A practical decision framework
Use this simple approach before publishing or sending any PNG:
- Identify the image type: photo, screenshot, logo, UI, illustration, or transparent asset.
- Check whether transparency is truly needed.
- Resize to the real output dimensions.
- If it is a photo, use JPG or WebP.
- If it is a transparent web asset, test WebP.
- If it must stay pixel-perfect and transparent, keep PNG and optimize the dimensions.
This avoids the most common reason PNG files become too large: using them as an all-purpose image format.
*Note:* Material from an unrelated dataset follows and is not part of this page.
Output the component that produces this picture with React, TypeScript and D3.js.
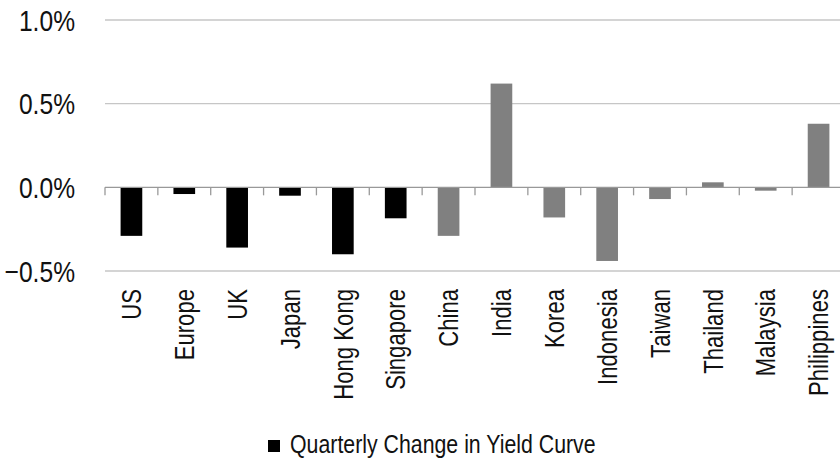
import React from "react";
import * as d3 from "d3";

const categories: string[] = [
  "US", "Europe", "UK", "Japan", "Hong Kong", "Singapore", "China",
  "India", "Korea", "Indonesia", "Taiwan", "Thailand", "Malaysia", "Philippines",
];

// Quarterly change in yield curve, percentage points
const values: number[] = [
  -0.29, -0.04, -0.36, -0.05, -0.4, -0.185, -0.29,
  0.62, -0.18, -0.44, -0.07, 0.03, -0.02, 0.38,
];

// Developed markets drawn in black, Asian emerging markets in grey
const groups: string[] = [
  "dm", "dm", "dm", "dm", "dm", "dm", "em",
  "em", "em", "em", "em", "em", "em", "em",
];

const yTicks: number[] = [-0.5, 0, 0.5, 1.0];
const legendLabel = "Quarterly Change in Yield Curve";

const W = 840;
const H = 463;
const FONT = "'Liberation Sans Narrow', 'Arial Narrow', 'Liberation Sans', Arial, sans-serif";
// Condensed look: Arial Narrow is Arial compressed horizontally to 82%
const NARROW = 0.82;

export default function App() {
  const x = d3.scaleBand<string>().domain(categories).range([105, 845]).padding(0);
  const y = d3.scaleLinear().domain([-0.5, 1.0]).range([271, 20]);
  const bw = x.bandwidth() * 0.41;
  const color = (g: string) => (g === "dm" ? "#000000" : "#808080");
  const fmt = d3.format(".1f");

  return (
    <svg
      width={W}
      height={H}
      style={{ position: "absolute", left: 0, top: 0, background: "#fff" }}
      fontFamily={FONT}
    >
      {/* horizontal gridlines */}
      {yTicks.filter((t) => t !== 0).map((t) => (
        <line key={t} x1={105} x2={W} y1={y(t)} y2={y(t)} stroke="#c6c6c6" strokeWidth={1.3} />
      ))}
      {/* y tick labels */}
      {yTicks.map((t) => (
        <text
          key={t}
          transform={`translate(75,${y(t)}) scale(${NARROW},1)`}
          dy="0.36em"
          textAnchor="end"
          fontSize={30}
          fill="#111"
        >
          {fmt(t)}%
        </text>
      ))}
      {/* bars */}
      {categories.map((c, i) => {
        const v = values[i];
        const cx = (x(c) as number) + x.bandwidth() / 2;
        return (
          <rect
            key={c}
            x={cx - bw / 2}
            width={bw}
            y={Math.min(y(v), y(0))}
            height={Math.abs(y(v) - y(0))}
            fill={color(groups[i])}
          />
        );
      })}
      {/* zero axis with category tick marks */}
      <line x1={105} x2={W} y1={y(0)} y2={y(0)} stroke="#999" strokeWidth={1.3} />
      {categories.map((c) => (
        <line key={c} x1={x(c) as number} x2={x(c) as number} y1={y(0)} y2={y(0) + 8} stroke="#999" strokeWidth={1.3} />
      ))}
      {/* category labels, rotated */}
      {categories.map((c) => {
        const cx = (x(c) as number) + x.bandwidth() / 2;
        return (
          <text
            key={c}
            transform={`translate(${cx},289) rotate(-90) scale(${NARROW},1)`}
            dy="0.36em"
            textAnchor="end"
            fontSize={27}
            fill="#111"
          >
            {c}
          </text>
        );
      })}
      {/* legend */}
      <rect x={268} y={440} width={12} height={12} fill="#000" />
      <text transform={`translate(290,453) scale(${NARROW},1)`} fontSize={26} fill="#111">
        {legendLabel}
      </text>
    </svg>
  );
}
FAQ: Why PNG files are so large
Why is a PNG larger than a JPG?
Because PNG uses lossless compression and preserves more image data. JPG throws away some data to shrink the file, especially in photos, which makes it much smaller.
Does transparency make PNG files bigger?
Yes. Transparency adds extra data per pixel, especially when the image includes soft edges, shadows, or partially transparent areas.
Are PNG files always too large for websites?
No. PNG can be fine for logos, icons, screenshots, and certain transparent graphics. But for photos and many content images, JPG or WebP is usually better for speed.
Why are screenshots often saved as PNG?
Because PNG keeps text, lines, and interface details sharp. It avoids the blur and compression artifacts that JPG can introduce around text and flat UI elements.
Can I make a PNG smaller without losing quality?
Yes, to a point. Cropping, resizing, removing unnecessary space, and exporting more carefully can reduce size while keeping the PNG lossless. If you need major size reduction, conversion may be the better option.
Should I convert PNG to WebP?
Usually yes for web delivery if compatibility with your workflow is good. WebP often provides much smaller files than PNG and can still support transparency.
Final takeaway
PNG files are large because they are built to preserve image quality, exact detail, and transparency. That makes them excellent for certain tasks, but inefficient for many others.
If your PNG is huge, the main causes are usually lossless compression, transparency, oversized dimensions, or using PNG for image types like photos that belong in a more compact format.
The smartest fix depends on the image. Keep PNG when you need its strengths. Optimize dimensions when the asset is just oversized. Convert the file when another format is clearly a better fit.